Twelve-hour shifts and the most challenging of conditions can take their toll when fighting fires - but one local Rural Fire Brigade captain says an increased focus on crew members' mental welfare is seeing benefits.
Fire brigades across the South Coast were on stand-by when the news of the Coolagolite fire came through, and by evening several teams from further afield were deployed to assist.
Candelo Rural Fire Brigade captain Phil Banks said his brigade was among many that experienced prolonged firefighting deployments during the Coolagolite fire on Tuesday, October 3.
"I was there from 7pm to 7am and when you add in the travel time and the day on standby at the shed, you start to get a bit bleary eyed," he said.
Mr Banks said all brigades and communities had been warned of the dangerous conditions expected that day. So when the fire broke out in Coolagolite, it "hadn't really come as a surprise" for the captain.
"We were told to prepare for a certain level of danger, so on Tuesday we had a crew standing by at the station, ready to deploy immediately should something happen," he said.
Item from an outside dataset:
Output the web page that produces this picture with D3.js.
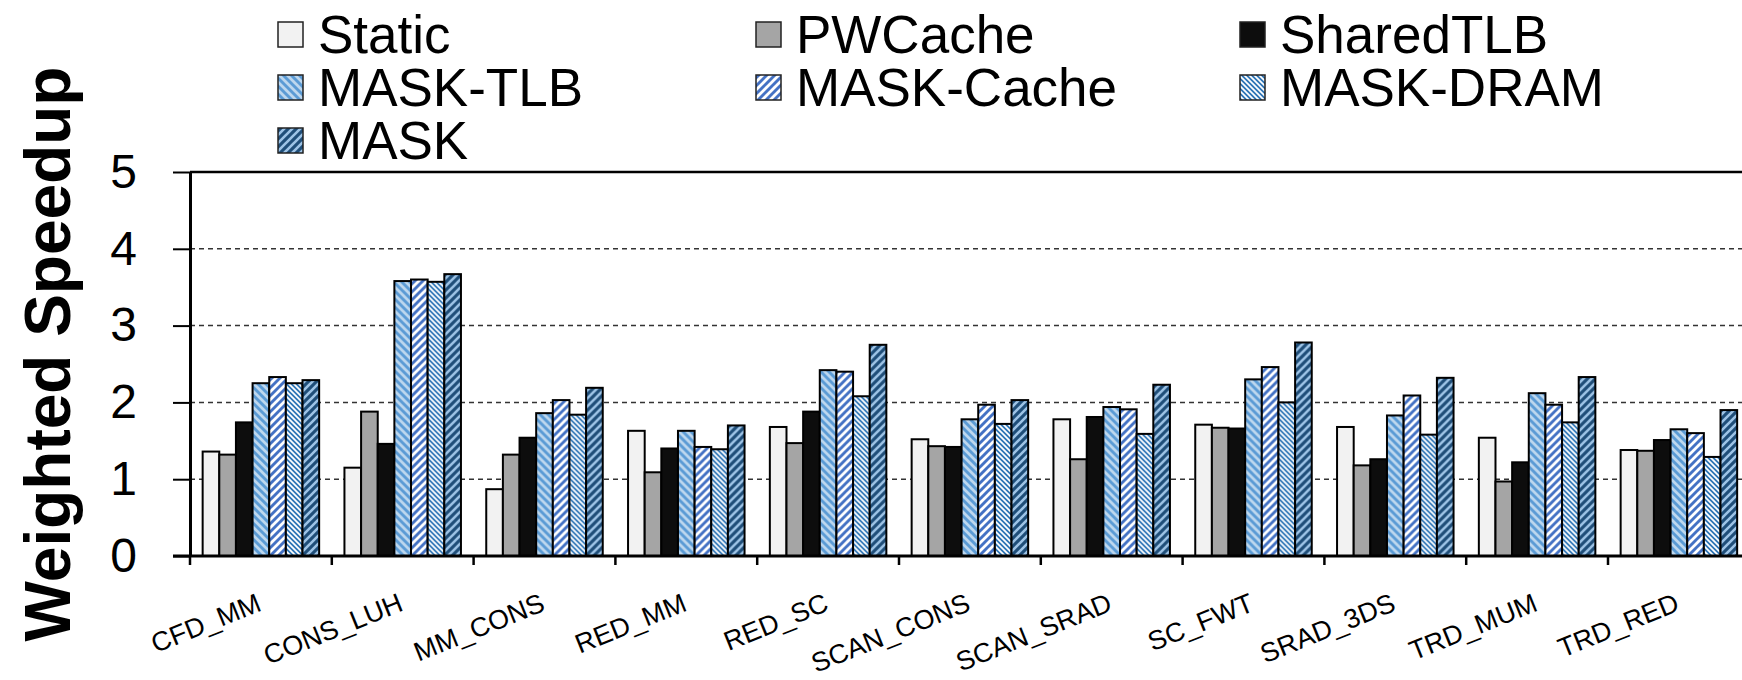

Due to the fire being further afield and there being a need for brigades to be available in case of other fires breaking out, the Candelo Brigade wasn't called to action until evening.
"We didn't get deployed immediately, but when it escalated they began to request overnight crews and that's when my brigade became involved," he said.
Travelling to the Bermagui area with his brigade, Mr Banks left behind his captain hat and put on a new one - that of the divisional commander.
Upon arrival he met with the divisional commander who had been overseeing the fire during the day and once briefed he began the night shift.
Mr Banks said his firefighting experience of the Coolagolite fire had been different to his experiences of the Black Summer fires in 2019 and 2020.
"It was not like the '19/20 fires when we had those huge temperatures and terrible winds, this time round the temperatures were quite mild, especially at night," he said.
That being said, Mr Banks said the discomfort started to really kick in after several hours of deployment in the overnight shift.
"It basically comes from fatigue because the adrenaline will come back down at some point and then it gets pretty demanding," he said.
Mr Banks said when it came to extended hours of firefighting it was important to manage yourself, not just physically by staying hydrated and taking breaks, but mentally as well.
"There's so many levels of stress that get applied to you when you're in an area where trees and embers are falling down and visibility isn't great," he said.
"Mental health is a big issue from last time and it's something that the RFS is approaching a lot better than it has in the past," he said.
"There's a more heightened awareness around crew mentality, so taking a break is not frowned upon like it used to be, years ago."
Mr Banks said in terms of support there were structures in place which included debrief sessions, also known as after action reviews (AAR), wherein the crews would talk about what worked and what didn't.
"You start out talking about what we achieved, what can be done better and then people start to chat and share stories," he said.
Mr Banks said those needing to discuss it further had the opportunity to call support services, which were freely available to them.
Mr Banks said due to the scale of the fire that day, fire containment and property protection had been the main focus of the RFS.
"It's quite an extensive area, 7000 hectares we are talking about, so actually extinguishing something of that size is just about impossible," he said.
"It comes down to trying to contain it within boundaries like roads, anything that's a natural break."
Mr Banks said during the outbreak of the fire, dispatched brigades had "immediately gone into property protection" mode.
"There were houses in danger and the crews were working around those structures to actually stop the fire from impacting them," he said.
Mr Banks said it was then up to them during the night shift to "continue the good work that they'd done during the day".